Posted on:March 8, 2024 at 01:43 PM

At a large company working one day, almost without thought or effort, I created a new slack channel called “#junk-drawer”. Similar to “#general” or “#random” but those are too broad and public and have a certain sense of unimportance like a public bulletin board, or twitter.

My physical junk drawer has always been in the kitchen. Picking which drawer should have the silverware and which should be the junk drawer I’ve always thought of as the most important decisions in a kitchen. If someone walks into your kitchen for the first time looking for a fork, they should find it first try. On a macro scale one may think the garage or basement storage is the junk drawer of the house, and there are many similarities, but the differences cast stark contrast.
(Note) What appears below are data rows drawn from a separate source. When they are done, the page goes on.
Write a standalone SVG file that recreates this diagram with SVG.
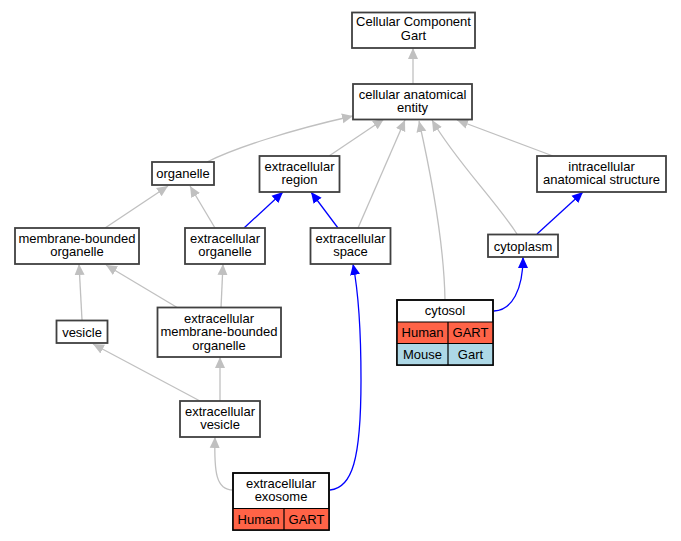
<svg xmlns="http://www.w3.org/2000/svg" width="681" height="541" viewBox="0 0 681 541">
<defs>
<marker id="ag" viewBox="0 -6 11 12" refX="11" refY="0" markerWidth="11" markerHeight="12" markerUnits="userSpaceOnUse" orient="auto"><path d="M0,-5 L11,0 L0,5 z" fill="#c0c0c0"/></marker>
<marker id="ab" viewBox="0 -6 11 12" refX="11" refY="0" markerWidth="11" markerHeight="12" markerUnits="userSpaceOnUse" orient="auto"><path d="M0,-5 L11,0 L0,5 z" fill="#0000ff"/></marker>
<style>
.n{fill:#ffffff;stroke:#404040;stroke-width:1.8}
.c{stroke:#000000;stroke-width:1.2}
.h{fill:#ff6347}
.m{fill:#add8e6}
text{font-family:"Liberation Sans",Arial,sans-serif;font-size:13px;text-anchor:middle;fill:#000}
.eg{fill:none;stroke:#c0c0c0;stroke-width:1.3;marker-end:url(#ag)}
.eb{fill:none;stroke:#0000ff;stroke-width:1.3;marker-end:url(#ab)}
</style>
</defs>
<rect width="681" height="541" fill="#ffffff"/>
<g id="edges">
<path class="eg" d="M413,84 L413,48"/>
<path class="eg" d="M207,162 C235,148 290,130 353,116"/>
<path class="eg" d="M329,156 L384,119"/>
<path class="eg" d="M358,228 L405,120"/>
<path class="eg" d="M445,300 C444,240 430,170 419,121"/>
<path class="eg" d="M517,234 C495,200 455,160 432,120"/>
<path class="eg" d="M553,156 L457,120"/>
<path class="eg" d="M105,228 L168,186"/>
<path class="eg" d="M215,228 L190,186"/>
<path class="eg" d="M82,320 L79,264"/>
<path class="eg" d="M178,308 L106,265"/>
<path class="eg" d="M221,308 L223,264"/>
<path class="eg" d="M200,401 L93,344"/>
<path class="eg" d="M220,401 L220,357"/>
<path class="eg" d="M233,490 C216,490 214,472 215,437"/>
<path class="eb" d="M244,228 L283,192"/>
<path class="eb" d="M338,228 L311,192"/>
<path class="eb" d="M537,234 L583,192"/>
<path class="eb" d="M494,311 C512,310 523,290 523,257"/>
<path class="eb" d="M330,490 C352,488 361,460 361,380 C361,320 358,290 353,264"/>
</g>
<g id="n_ccg"><rect class="n" x="352" y="12.5" width="123" height="35.5"/><text x="413.5" y="26">Cellular Component</text><text x="413.5" y="40">Gart</text></g>
<g id="n_cae"><rect class="n" x="353" y="84" width="119" height="35.5"/><text x="412.5" y="98.5">cellular anatomical</text><text x="412.5" y="112">entity</text></g>
<g id="n_organelle"><rect class="n" x="152" y="162" width="62" height="23"/><text x="183" y="178">organelle</text></g>
<g id="n_er"><rect class="n" x="259.5" y="156" width="80" height="36"/><text x="299.5" y="170.5">extracellular</text><text x="299.5" y="184">region</text></g>
<g id="n_ias"><rect class="n" x="537" y="156" width="129" height="36"/><text x="601.5" y="170.5">intracellular</text><text x="601.5" y="184">anatomical structure</text></g>
<g id="n_mbo"><rect class="n" x="15" y="228" width="124" height="36"/><text x="77" y="242.5">membrane-bounded</text><text x="77" y="256">organelle</text></g>
<g id="n_eo"><rect class="n" x="185" y="228" width="80" height="36"/><text x="225" y="242.5">extracellular</text><text x="225" y="256">organelle</text></g>
<g id="n_es"><rect class="n" x="310.5" y="228" width="80" height="36"/><text x="350.5" y="242.5">extracellular</text><text x="350.5" y="256">space</text></g>
<g id="n_cytoplasm"><rect class="n" x="488" y="234.5" width="70" height="22.5"/><text x="523" y="250.5">cytoplasm</text></g>
<g id="n_cytosol">
<rect class="n" x="397" y="300" width="96" height="65"/>
<rect class="h" x="397" y="322" width="51" height="21.5"/><rect class="h" x="448" y="322" width="45" height="21.5"/>
<rect class="m" x="397" y="343.5" width="51" height="21.5"/><rect class="m" x="448" y="343.5" width="45" height="21.5"/>
<path class="c" fill="none" d="M397,322 H493 M397,343.5 H493 M448,322 V365"/>
<rect x="397" y="300" width="96" height="65" fill="none" stroke="#000" stroke-width="1.5"/>
<text x="445" y="315">cytosol</text>
<text x="422.5" y="337">Human</text><text x="470.5" y="337">GART</text>
<text x="422.5" y="358.5">Mouse</text><text x="470.5" y="358.5">Gart</text>
</g>
<g id="n_vesicle"><rect class="n" x="56.5" y="320.5" width="51" height="22.5"/><text x="82" y="336.5">vesicle</text></g>
<g id="n_embo"><rect class="n" x="157.5" y="307.5" width="123.5" height="49.5"/><text x="219" y="322.5">extracellular</text><text x="219" y="336">membrane-bounded</text><text x="219" y="349.5">organelle</text></g>
<g id="n_ev"><rect class="n" x="180" y="401" width="80" height="36"/><text x="220" y="415.5">extracellular</text><text x="220" y="429">vesicle</text></g>
<g id="n_exosome">
<rect class="n" x="233" y="473" width="96" height="57"/>
<rect class="h" x="233" y="508.5" width="51" height="21.5"/><rect class="h" x="284" y="508.5" width="45" height="21.5"/>
<path class="c" fill="none" d="M233,508.5 H329 M284,508.5 V530"/>
<rect x="233" y="473" width="96" height="57" fill="none" stroke="#000" stroke-width="1.5"/>
<text x="281" y="487.5">extracellular</text><text x="281" y="501">exosome</text>
<text x="258.5" y="524">Human</text><text x="306.5" y="524">GART</text>
</g>
</svg>
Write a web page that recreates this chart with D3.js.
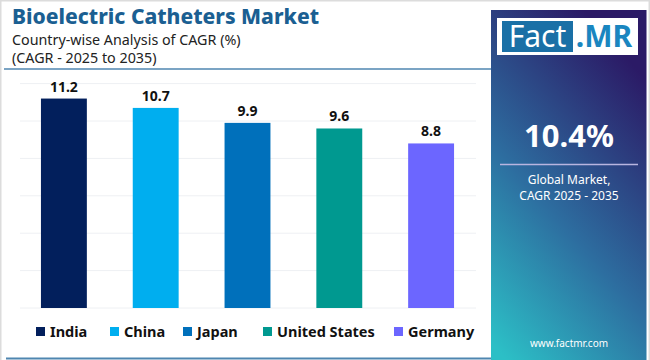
<!DOCTYPE html>
<html>
<head>
<meta charset="utf-8">
<script src="https://cdn.jsdelivr.net/npm/d3@7"></script>
<style>
html,body{margin:0;padding:0;background:#fff;}
svg{display:block;font-family:"Noto Sans",sans-serif;}
</style>
</head>
<body>
<svg id="chart" width="650" height="360"></svg>
<script>
const categories = ["India", "China", "Japan", "United States", "Germany"];
const values = [11.2, 10.7, 9.9, 9.6, 8.8];
const colors = ["#021f5c", "#00aeef", "#0070bb", "#009990", "#6c66ff"];
const yTicks = [0, 2, 4, 6, 8, 10, 12];
const titleText = "Bioelectric Catheters Market";
const subtitleLines = ["Country-wise Analysis of CAGR (%)", "(CAGR - 2025 to 2035)"];
const globalValue = "10.4%";
const globalLabel = ["Global Market,", "CAGR 2025 - 2035"];

const svg = d3.select("#chart");

// outer frame
svg.append("rect").attr("x", 0.75).attr("y", 0.75).attr("width", 648.5).attr("height", 362)
  .attr("fill", "#fff").attr("stroke", "#dcdcdc").attr("stroke-width", 1.5);

// title
svg.append("text").attr("x", 12).attr("y", 23.5).text(titleText)
  .attr("font-size", 21).attr("font-weight", 800).attr("fill", "#1b5f92");
svg.selectAll("text.sub").data(subtitleLines).join("text").attr("class", "sub")
  .attr("x", 12).attr("y", (d, i) => 44.5 + i * 18).text(d => d)
  .attr("font-size", 14.3).attr("fill", "#222");

svg.append("line").attr("x1", 4).attr("x2", 492).attr("y1", 69).attr("y2", 69)
  .attr("stroke", "#4f86b0").attr("stroke-width", 1.5);
svg.append("line").attr("x1", 6).attr("x2", 492).attr("y1", 358.5).attr("y2", 358.5)
  .attr("stroke", "#4f86b0").attr("stroke-width", 2);

// scales
const x = d3.scaleBand().domain(categories).range([18, 477]).paddingInner(0.5).paddingOuter(0.25);
const y = d3.scaleLinear().domain([0, 12]).range([308, 83.6]);

// grid
svg.append("g").selectAll("line").data(yTicks).join("line")
  .attr("x1", 20).attr("x2", 476)
  .attr("y1", d => y(d)).attr("y2", d => y(d))
  .attr("stroke", "#eef0f3").attr("stroke-width", 1);

// bars
svg.append("g").selectAll("rect").data(categories).join("rect")
  .attr("x", d => x(d)).attr("width", x.bandwidth())
  .attr("y", (d, i) => y(values[i])).attr("height", (d, i) => y(0) - y(values[i]))
  .attr("fill", (d, i) => colors[i]);

// value labels
svg.append("g").selectAll("text").data(categories).join("text")
  .attr("x", d => x(d) + x.bandwidth() / 2)
  .attr("y", (d, i) => y(values[i]) - 7)
  .attr("text-anchor", "middle").attr("font-size", 14).attr("font-weight", 700).attr("fill", "#111")
  .text((d, i) => values[i].toFixed(1));

// legend
const legendX = [36, 110, 183, 263, 394];
const lg = svg.append("g").selectAll("g").data(categories).join("g")
  .attr("transform", (d, i) => `translate(${legendX[i]},327)`);
lg.append("rect").attr("width", 9).attr("height", 9).attr("fill", (d, i) => colors[i]);
lg.append("text").attr("x", 14).attr("y", 10).text(d => d)
  .attr("font-size", 14.5).attr("font-weight", 700).attr("fill", "#111");

// right panel
const defs = svg.append("defs");
const grad = defs.append("linearGradient").attr("id", "pg")
  .attr("x1", "0.1").attr("y1", "1").attr("x2", "0.6").attr("y2", "0");
grad.append("stop").attr("offset", "0").attr("stop-color", "#2cbfc6");
grad.append("stop").attr("offset", "0.45").attr("stop-color", "#2d6ea0");
grad.append("stop").attr("offset", "1").attr("stop-color", "#2b1a66");
svg.append("rect").attr("x", 491).attr("y", 10).attr("width", 155.5).attr("height", 350).attr("fill", "url(#pg)");

// logo
svg.append("rect").attr("x", 497).attr("y", 18).attr("width", 141).attr("height", 37).attr("fill", "#fff");
svg.append("rect").attr("x", 502).attr("y", 21).attr("width", 71).attr("height", 31).attr("fill", "#1a70a6");
svg.append("text").attr("x", 537.5).attr("y", 47).attr("text-anchor", "middle").text("Fact")
  .attr("font-size", 30).attr("fill", "#fff");
svg.append("text").attr("x", 604).attr("y", 47).attr("text-anchor", "middle").text(".MR")
  .attr("font-size", 30).attr("font-weight", 700).attr("fill", "#1a86c0");

svg.append("text").attr("x", 569).attr("y", 147).attr("text-anchor", "middle").text(globalValue)
  .attr("font-size", 31).attr("font-weight", 700).attr("fill", "#fff");
svg.append("line").attr("x1", 500).attr("x2", 638).attr("y1", 164.5).attr("y2", 164.5)
  .attr("stroke", "#b8b5e0").attr("stroke-width", 1.5);
svg.selectAll("text.gl").data(globalLabel).join("text").attr("class", "gl")
  .attr("x", 569).attr("y", (d, i) => 184 + i * 16).attr("text-anchor", "middle").text(d => d)
  .attr("font-size", 12).attr("fill", "#fff");
svg.append("text").attr("x", 569).attr("y", 347).attr("text-anchor", "middle").text("www.factmr.com")
  .attr("font-size", 10).attr("fill", "#fff");
</script>
</body>
</html>
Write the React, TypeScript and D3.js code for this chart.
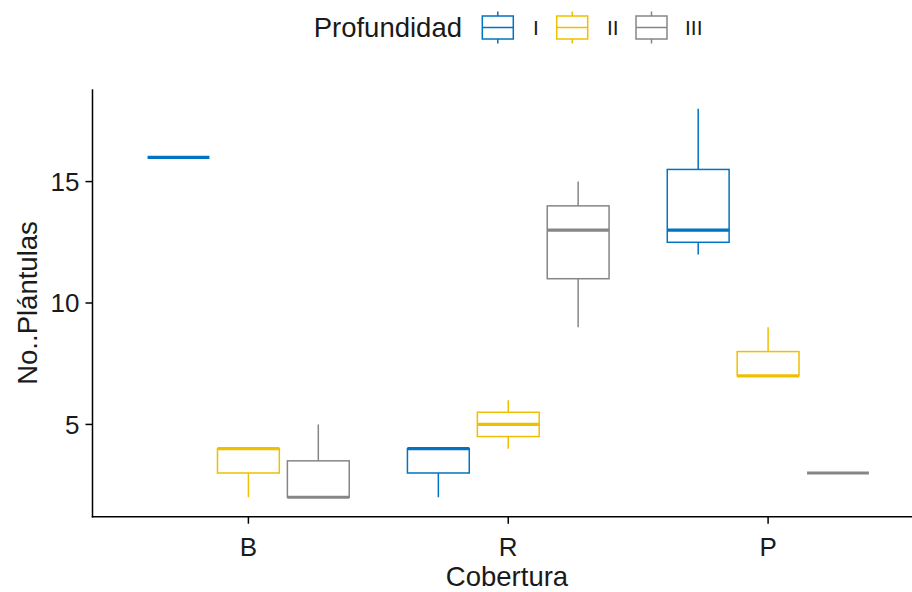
import React from "react";
import * as d3 from "d3";

// Cobertura categories and Profundidad groups
const categories = ["B", "R", "P"];
const groups = ["I", "II", "III"];
const groupColors = ["#0073C2", "#EFC000", "#868686"];

// Five-number summaries [min, q1, median, q3, max] per category (B, R, P)
const statsI = [
  [16, 16, 16, 16, 16],
  [2, 3, 4, 4, 4],
  [12, 12.5, 13, 15.5, 18],
];
const statsII = [
  [2, 3, 4, 4, 4],
  [4, 4.5, 5, 5.5, 6],
  [7, 7, 7, 8, 9],
];
const statsIII = [
  [2, 2, 2, 3.5, 5],
  [9, 11, 13, 14, 15],
  [3, 3, 3, 3, 3],
];
const seriesStats = [statsI, statsII, statsIII];

const yTicks = [5, 10, 15];
const yDomain = [1.2, 18.8];

const W = 912;
const H = 592;
const plotLeft = 92.5;
const plotRight = 924;
const plotTop = 89.3;
const plotBottom = 516.7;
const FONT = "'Liberation Sans', Arial, sans-serif";
const TITLE_SIZE = 27.5;
const TICK_SIZE = 26;

export default function App() {
  const x = d3
    .scalePoint<string>()
    .domain(categories)
    .range([plotLeft, plotRight])
    .padding(0.6);
  const step = x.step();
  const slot = step * 0.269;
  const boxW = step * 0.238;
  const y = d3.scaleLinear().domain(yDomain).range([plotBottom, plotTop]);

  const boxes: React.ReactNode[] = [];
  seriesStats.forEach((stats, gi) => {
    const color = groupColors[gi];
    stats.forEach((s, ci) => {
      const cx = (x(categories[ci]) as number) + (gi - 1) * slot;
      const [mn, q1, med, q3, mx] = s;
      const x0 = cx - boxW / 2;
      boxes.push(
        <g key={`${gi}-${ci}`} stroke={color} fill="white">
          {mx > q3 && (
            <line x1={cx} x2={cx} y1={y(q3)} y2={y(mx)} strokeWidth={1.5} />
          )}
          {mn < q1 && (
            <line x1={cx} x2={cx} y1={y(q1)} y2={y(mn)} strokeWidth={1.5} />
          )}
          <rect
            x={x0}
            y={y(q3)}
            width={boxW}
            height={Math.max(0, y(q1) - y(q3))}
            strokeWidth={1.5}
          />
          <line
            x1={x0}
            x2={x0 + boxW}
            y1={y(med)}
            y2={y(med)}
            strokeWidth={3.2}
          />
        </g>
      );
    });
  });

  // legend layout
  const legendY = 27.5;
  const keyW = 31;
  const keyH = 23;
  const keyX = [482.3, 556.7, 636];
  const labelX = [533, 607, 685];

  return (
    <svg
      width={W}
      height={H}
      style={{ position: "fixed", left: 0, top: 0, background: "white" }}
      fontFamily={FONT}
    >
      <rect x={0} y={0} width={W} height={H} fill="white" />
      {boxes}

      {/* axes */}
      <line
        x1={plotLeft}
        x2={plotLeft}
        y1={plotTop}
        y2={plotBottom + 0.75}
        stroke="#000"
        strokeWidth={1.5}
      />
      <line
        x1={plotLeft - 0.75}
        x2={plotRight}
        y1={plotBottom}
        y2={plotBottom}
        stroke="#000"
        strokeWidth={1.5}
      />
      {yTicks.map((t) => (
        <g key={`y${t}`}>
          <line
            x1={plotLeft - 7}
            x2={plotLeft}
            y1={y(t)}
            y2={y(t)}
            stroke="#000"
            strokeWidth={1.5}
          />
          <text
            x={plotLeft - 13}
            y={y(t)}
            dy="0.36em"
            textAnchor="end"
            fontSize={TICK_SIZE}
            fill="#1a1a1a"
          >
            {t}
          </text>
        </g>
      ))}
      {categories.map((c) => (
        <g key={`x${c}`}>
          <line
            x1={x(c)}
            x2={x(c)}
            y1={plotBottom}
            y2={plotBottom + 7}
            stroke="#000"
            strokeWidth={1.5}
          />
          <text
            x={x(c)}
            y={556}
            textAnchor="middle"
            fontSize={TICK_SIZE}
            fill="#1a1a1a"
          >
            {c}
          </text>
        </g>
      ))}

      {/* axis titles */}
      <text
        x={507}
        y={585.5}
        textAnchor="middle"
        fontSize={TITLE_SIZE}
        fill="#1a1a1a"
      >
        Cobertura
      </text>
      <text
        transform={`translate(37,${303}) rotate(-90)`}
        textAnchor="middle"
        fontSize={TITLE_SIZE}
        fill="#1a1a1a"
      >
        No..Plántulas
      </text>

      {/* legend */}
      <text
        x={462}
        y={legendY}
        dy="0.36em"
        textAnchor="end"
        fontSize={TITLE_SIZE}
        fill="#1a1a1a"
      >
        Profundidad
      </text>
      {groups.map((g, i) => {
        const kx = keyX[i];
        const cx = kx + keyW / 2;
        const top = legendY - keyH / 2;
        return (
          <g key={`leg${g}`}>
            <g stroke={groupColors[i]} strokeWidth={1.5} fill="white">
              <line x1={cx} x2={cx} y1={top - 4.5} y2={top} />
              <line x1={cx} x2={cx} y1={top + keyH} y2={top + keyH + 4.5} />
              <rect x={kx} y={top} width={keyW} height={keyH} />
              <line x1={kx} x2={kx + keyW} y1={legendY} y2={legendY} />
            </g>
            <text
              x={labelX[i]}
              y={legendY}
              dy="0.36em"
              fontSize={21}
              fill="#1a1a1a"
            >
              {g}
            </text>
          </g>
        );
      })}
    </svg>
  );
}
Namely, junk drawer holds hope. It’s central, not stashed away where nobody sees it. Storage is more about keeping valuable items for a day you may need it, or want to sell it to recoup some value. A junk drawer has no promise of value, no question of future needs or wants. It’s a place we go when we don’t quite have time or effort of intentionality to place an item in a more appropriate place. It’s an orphanage for items that don’t quite feel right in any other home yet.

So in the junk drawer slack channel I found a distinct lack of interest or usefulness. It’s not something anyone would want to subscribe to or seek value from. It’s a place where I can place things that need to be placed, but simply don’t feel right to place anywhere else. This unique sense of detachment, lack of seeking, and carefree almost silliness, was in stark juxtaposition to the otherwise highly professional and efficiency optimized communications of a professional engineering organization.

And yet this one channel was one of the most valuable to me, and eventually to several folks on my team. Striving for efficiency and optimization in all things in life is a sure way to dodge happiness. We save money to spend it. We exercise to do and live more. We have small places that live in our heart as a reserve of inefficiency, lack of perfection, and a found sense of belonging in an otherwise adverse world. This place of solace and hope, is the beloved junk drawer.